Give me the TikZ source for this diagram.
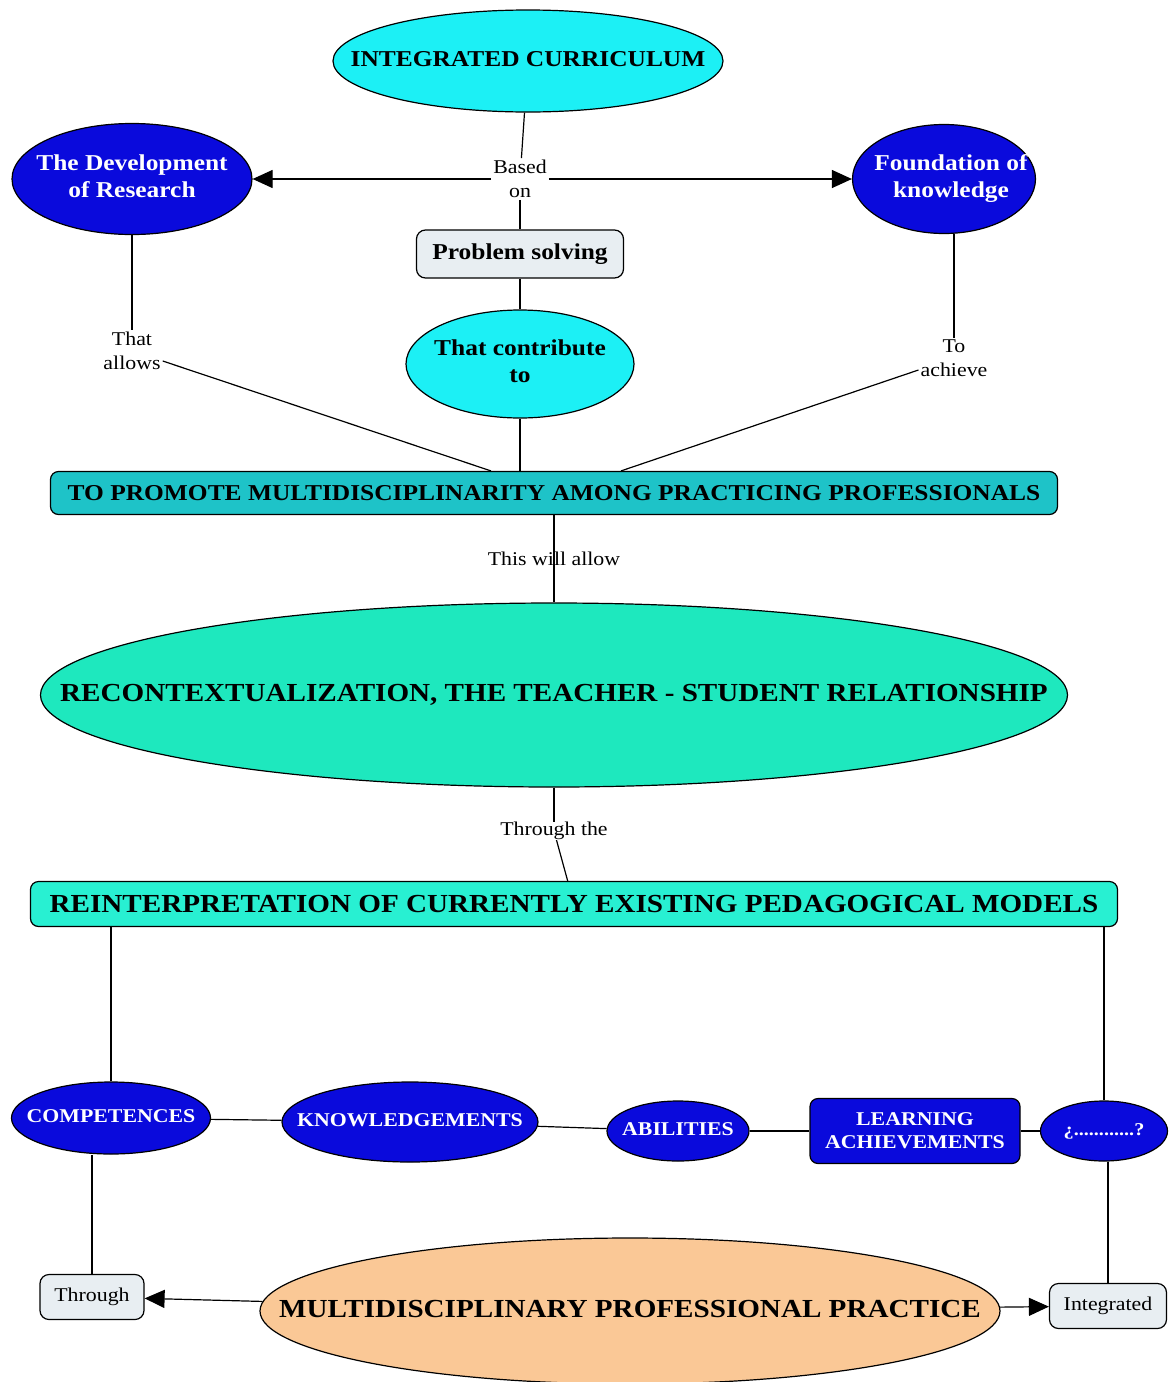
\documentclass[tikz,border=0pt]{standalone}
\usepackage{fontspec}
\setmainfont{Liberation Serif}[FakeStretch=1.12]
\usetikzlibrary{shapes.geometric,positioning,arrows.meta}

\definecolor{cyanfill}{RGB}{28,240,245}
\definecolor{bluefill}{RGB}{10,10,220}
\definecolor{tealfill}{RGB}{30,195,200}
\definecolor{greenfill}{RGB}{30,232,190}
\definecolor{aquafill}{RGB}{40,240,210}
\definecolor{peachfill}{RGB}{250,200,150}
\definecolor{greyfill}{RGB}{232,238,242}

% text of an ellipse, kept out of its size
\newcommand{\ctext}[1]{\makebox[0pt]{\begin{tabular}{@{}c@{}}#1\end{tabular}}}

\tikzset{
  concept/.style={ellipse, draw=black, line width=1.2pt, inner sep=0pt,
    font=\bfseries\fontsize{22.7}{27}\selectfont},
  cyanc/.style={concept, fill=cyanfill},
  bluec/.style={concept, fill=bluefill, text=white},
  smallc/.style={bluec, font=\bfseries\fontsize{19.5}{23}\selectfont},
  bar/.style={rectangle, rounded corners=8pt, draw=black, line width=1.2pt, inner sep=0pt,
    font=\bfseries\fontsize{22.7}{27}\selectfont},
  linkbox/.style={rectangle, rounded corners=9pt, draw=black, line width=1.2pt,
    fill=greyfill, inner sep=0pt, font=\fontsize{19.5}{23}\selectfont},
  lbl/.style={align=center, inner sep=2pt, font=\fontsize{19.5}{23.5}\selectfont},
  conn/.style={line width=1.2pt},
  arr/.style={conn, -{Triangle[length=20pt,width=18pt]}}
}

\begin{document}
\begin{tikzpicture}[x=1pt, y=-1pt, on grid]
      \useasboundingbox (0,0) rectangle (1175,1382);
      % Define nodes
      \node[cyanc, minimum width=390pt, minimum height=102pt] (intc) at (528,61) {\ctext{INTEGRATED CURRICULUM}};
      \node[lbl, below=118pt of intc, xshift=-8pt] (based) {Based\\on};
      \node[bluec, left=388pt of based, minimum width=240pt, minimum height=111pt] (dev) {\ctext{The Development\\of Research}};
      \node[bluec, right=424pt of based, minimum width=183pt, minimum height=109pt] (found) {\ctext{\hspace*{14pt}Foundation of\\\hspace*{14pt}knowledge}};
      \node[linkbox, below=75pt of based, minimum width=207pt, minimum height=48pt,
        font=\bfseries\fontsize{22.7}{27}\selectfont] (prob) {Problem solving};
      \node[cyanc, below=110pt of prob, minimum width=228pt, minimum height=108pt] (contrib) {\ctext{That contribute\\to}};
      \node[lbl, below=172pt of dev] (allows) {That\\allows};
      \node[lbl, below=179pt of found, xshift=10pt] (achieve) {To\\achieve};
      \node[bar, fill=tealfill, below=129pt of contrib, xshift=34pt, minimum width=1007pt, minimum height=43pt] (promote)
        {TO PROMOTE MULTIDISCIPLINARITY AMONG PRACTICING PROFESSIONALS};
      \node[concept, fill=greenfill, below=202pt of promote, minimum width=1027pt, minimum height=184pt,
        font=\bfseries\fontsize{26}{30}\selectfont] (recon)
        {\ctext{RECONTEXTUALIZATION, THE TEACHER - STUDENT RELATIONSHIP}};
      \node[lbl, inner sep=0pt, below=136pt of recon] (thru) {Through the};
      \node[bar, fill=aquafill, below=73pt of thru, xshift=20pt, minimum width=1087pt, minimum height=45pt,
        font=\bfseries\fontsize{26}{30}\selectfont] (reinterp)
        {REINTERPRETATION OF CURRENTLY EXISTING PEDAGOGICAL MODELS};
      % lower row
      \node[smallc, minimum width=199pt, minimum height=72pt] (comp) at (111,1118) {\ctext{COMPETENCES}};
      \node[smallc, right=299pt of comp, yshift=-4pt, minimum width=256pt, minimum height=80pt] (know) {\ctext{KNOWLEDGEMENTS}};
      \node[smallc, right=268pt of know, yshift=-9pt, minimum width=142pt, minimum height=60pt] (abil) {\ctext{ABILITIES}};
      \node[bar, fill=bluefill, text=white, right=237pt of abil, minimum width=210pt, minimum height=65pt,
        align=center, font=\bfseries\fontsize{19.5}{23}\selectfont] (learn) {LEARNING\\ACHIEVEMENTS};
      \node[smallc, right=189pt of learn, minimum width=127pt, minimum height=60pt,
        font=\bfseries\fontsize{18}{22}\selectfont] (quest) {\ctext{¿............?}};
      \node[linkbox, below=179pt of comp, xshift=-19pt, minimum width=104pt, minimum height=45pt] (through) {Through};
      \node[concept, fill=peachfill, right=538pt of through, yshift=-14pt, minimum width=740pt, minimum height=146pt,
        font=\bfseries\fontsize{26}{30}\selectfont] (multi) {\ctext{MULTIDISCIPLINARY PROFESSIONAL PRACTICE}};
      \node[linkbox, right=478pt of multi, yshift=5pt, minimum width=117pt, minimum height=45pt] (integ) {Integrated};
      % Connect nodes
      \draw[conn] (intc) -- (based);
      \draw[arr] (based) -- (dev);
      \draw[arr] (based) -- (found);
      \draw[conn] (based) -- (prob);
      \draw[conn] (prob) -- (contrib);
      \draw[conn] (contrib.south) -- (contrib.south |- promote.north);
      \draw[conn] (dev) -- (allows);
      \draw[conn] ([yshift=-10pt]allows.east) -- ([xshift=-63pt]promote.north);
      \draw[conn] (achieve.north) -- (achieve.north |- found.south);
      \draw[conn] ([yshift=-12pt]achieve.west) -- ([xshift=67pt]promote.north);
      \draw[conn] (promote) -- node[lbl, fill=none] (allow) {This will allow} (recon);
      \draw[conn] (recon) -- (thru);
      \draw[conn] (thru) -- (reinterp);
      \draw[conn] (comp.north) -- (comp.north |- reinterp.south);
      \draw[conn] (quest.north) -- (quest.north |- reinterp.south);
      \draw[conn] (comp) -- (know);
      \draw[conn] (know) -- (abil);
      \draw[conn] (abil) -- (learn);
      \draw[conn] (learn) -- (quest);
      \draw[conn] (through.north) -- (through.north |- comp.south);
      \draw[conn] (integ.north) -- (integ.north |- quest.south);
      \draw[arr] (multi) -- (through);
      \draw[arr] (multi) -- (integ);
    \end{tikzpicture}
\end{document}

● **GIVEN PROBLEM**:
Quote the full listing above word for word; exclude every picture from the copy.

● **COMPLETE RESPONSE**:
Give me the TikZ source for this diagram.
\documentclass[tikz,border=0pt]{standalone}
\usepackage{fontspec}
\setmainfont{Liberation Serif}[FakeStretch=1.12]
\usetikzlibrary{shapes.geometric,positioning,arrows.meta}

\definecolor{cyanfill}{RGB}{28,240,245}
\definecolor{bluefill}{RGB}{10,10,220}
\definecolor{tealfill}{RGB}{30,195,200}
\definecolor{greenfill}{RGB}{30,232,190}
\definecolor{aquafill}{RGB}{40,240,210}
\definecolor{peachfill}{RGB}{250,200,150}
\definecolor{greyfill}{RGB}{232,238,242}

% text of an ellipse, kept out of its size
\newcommand{\ctext}[1]{\makebox[0pt]{\begin{tabular}{@{}c@{}}#1\end{tabular}}}

\tikzset{
  concept/.style={ellipse, draw=black, line width=1.2pt, inner sep=0pt,
    font=\bfseries\fontsize{22.7}{27}\selectfont},
  cyanc/.style={concept, fill=cyanfill},
  bluec/.style={concept, fill=bluefill, text=white},
  smallc/.style={bluec, font=\bfseries\fontsize{19.5}{23}\selectfont},
  bar/.style={rectangle, rounded corners=8pt, draw=black, line width=1.2pt, inner sep=0pt,
    font=\bfseries\fontsize{22.7}{27}\selectfont},
  linkbox/.style={rectangle, rounded corners=9pt, draw=black, line width=1.2pt,
    fill=greyfill, inner sep=0pt, font=\fontsize{19.5}{23}\selectfont},
  lbl/.style={align=center, inner sep=2pt, font=\fontsize{19.5}{23.5}\selectfont},
  conn/.style={line width=1.2pt},
  arr/.style={conn, -{Triangle[length=20pt,width=18pt]}}
}

\begin{document}
\begin{tikzpicture}[x=1pt, y=-1pt, on grid]
      \useasboundingbox (0,0) rectangle (1175,1382);
      % Define nodes
      \node[cyanc, minimum width=390pt, minimum height=102pt] (intc) at (528,61) {\ctext{INTEGRATED CURRICULUM}};
      \node[lbl, below=118pt of intc, xshift=-8pt] (based) {Based\\on};
      \node[bluec, left=388pt of based, minimum width=240pt, minimum height=111pt] (dev) {\ctext{The Development\\of Research}};
      \node[bluec, right=424pt of based, minimum width=183pt, minimum height=109pt] (found) {\ctext{\hspace*{14pt}Foundation of\\\hspace*{14pt}knowledge}};
      \node[linkbox, below=75pt of based, minimum width=207pt, minimum height=48pt,
        font=\bfseries\fontsize{22.7}{27}\selectfont] (prob) {Problem solving};
      \node[cyanc, below=110pt of prob, minimum width=228pt, minimum height=108pt] (contrib) {\ctext{That contribute\\to}};
      \node[lbl, below=172pt of dev] (allows) {That\\allows};
      \node[lbl, below=179pt of found, xshift=10pt] (achieve) {To\\achieve};
      \node[bar, fill=tealfill, below=129pt of contrib, xshift=34pt, minimum width=1007pt, minimum height=43pt] (promote)
        {TO PROMOTE MULTIDISCIPLINARITY AMONG PRACTICING PROFESSIONALS};
      \node[concept, fill=greenfill, below=202pt of promote, minimum width=1027pt, minimum height=184pt,
        font=\bfseries\fontsize{26}{30}\selectfont] (recon)
        {\ctext{RECONTEXTUALIZATION, THE TEACHER - STUDENT RELATIONSHIP}};
      \node[lbl, inner sep=0pt, below=136pt of recon] (thru) {Through the};
      \node[bar, fill=aquafill, below=73pt of thru, xshift=20pt, minimum width=1087pt, minimum height=45pt,
        font=\bfseries\fontsize{26}{30}\selectfont] (reinterp)
        {REINTERPRETATION OF CURRENTLY EXISTING PEDAGOGICAL MODELS};
      % lower row
      \node[smallc, minimum width=199pt, minimum height=72pt] (comp) at (111,1118) {\ctext{COMPETENCES}};
      \node[smallc, right=299pt of comp, yshift=-4pt, minimum width=256pt, minimum height=80pt] (know) {\ctext{KNOWLEDGEMENTS}};
      \node[smallc, right=268pt of know, yshift=-9pt, minimum width=142pt, minimum height=60pt] (abil) {\ctext{ABILITIES}};
      \node[bar, fill=bluefill, text=white, right=237pt of abil, minimum width=210pt, minimum height=65pt,
        align=center, font=\bfseries\fontsize{19.5}{23}\selectfont] (learn) {LEARNING\\ACHIEVEMENTS};
      \node[smallc, right=189pt of learn, minimum width=127pt, minimum height=60pt,
        font=\bfseries\fontsize{18}{22}\selectfont] (quest) {\ctext{¿............?}};
      \node[linkbox, below=179pt of comp, xshift=-19pt, minimum width=104pt, minimum height=45pt] (through) {Through};
      \node[concept, fill=peachfill, right=538pt of through, yshift=-14pt, minimum width=740pt, minimum height=146pt,
        font=\bfseries\fontsize{26}{30}\selectfont] (multi) {\ctext{MULTIDISCIPLINARY PROFESSIONAL PRACTICE}};
      \node[linkbox, right=478pt of multi, yshift=5pt, minimum width=117pt, minimum height=45pt] (integ) {Integrated};
      % Connect nodes
      \draw[conn] (intc) -- (based);
      \draw[arr] (based) -- (dev);
      \draw[arr] (based) -- (found);
      \draw[conn] (based) -- (prob);
      \draw[conn] (prob) -- (contrib);
      \draw[conn] (contrib.south) -- (contrib.south |- promote.north);
      \draw[conn] (dev) -- (allows);
      \draw[conn] ([yshift=-10pt]allows.east) -- ([xshift=-63pt]promote.north);
      \draw[conn] (achieve.north) -- (achieve.north |- found.south);
      \draw[conn] ([yshift=-12pt]achieve.west) -- ([xshift=67pt]promote.north);
      \draw[conn] (promote) -- node[lbl, fill=none] (allow) {This will allow} (recon);
      \draw[conn] (recon) -- (thru);
      \draw[conn] (thru) -- (reinterp);
      \draw[conn] (comp.north) -- (comp.north |- reinterp.south);
      \draw[conn] (quest.north) -- (quest.north |- reinterp.south);
      \draw[conn] (comp) -- (know);
      \draw[conn] (know) -- (abil);
      \draw[conn] (abil) -- (learn);
      \draw[conn] (learn) -- (quest);
      \draw[conn] (through.north) -- (through.north |- comp.south);
      \draw[conn] (integ.north) -- (integ.north |- quest.south);
      \draw[arr] (multi) -- (through);
      \draw[arr] (multi) -- (integ);
    \end{tikzpicture}
\end{document}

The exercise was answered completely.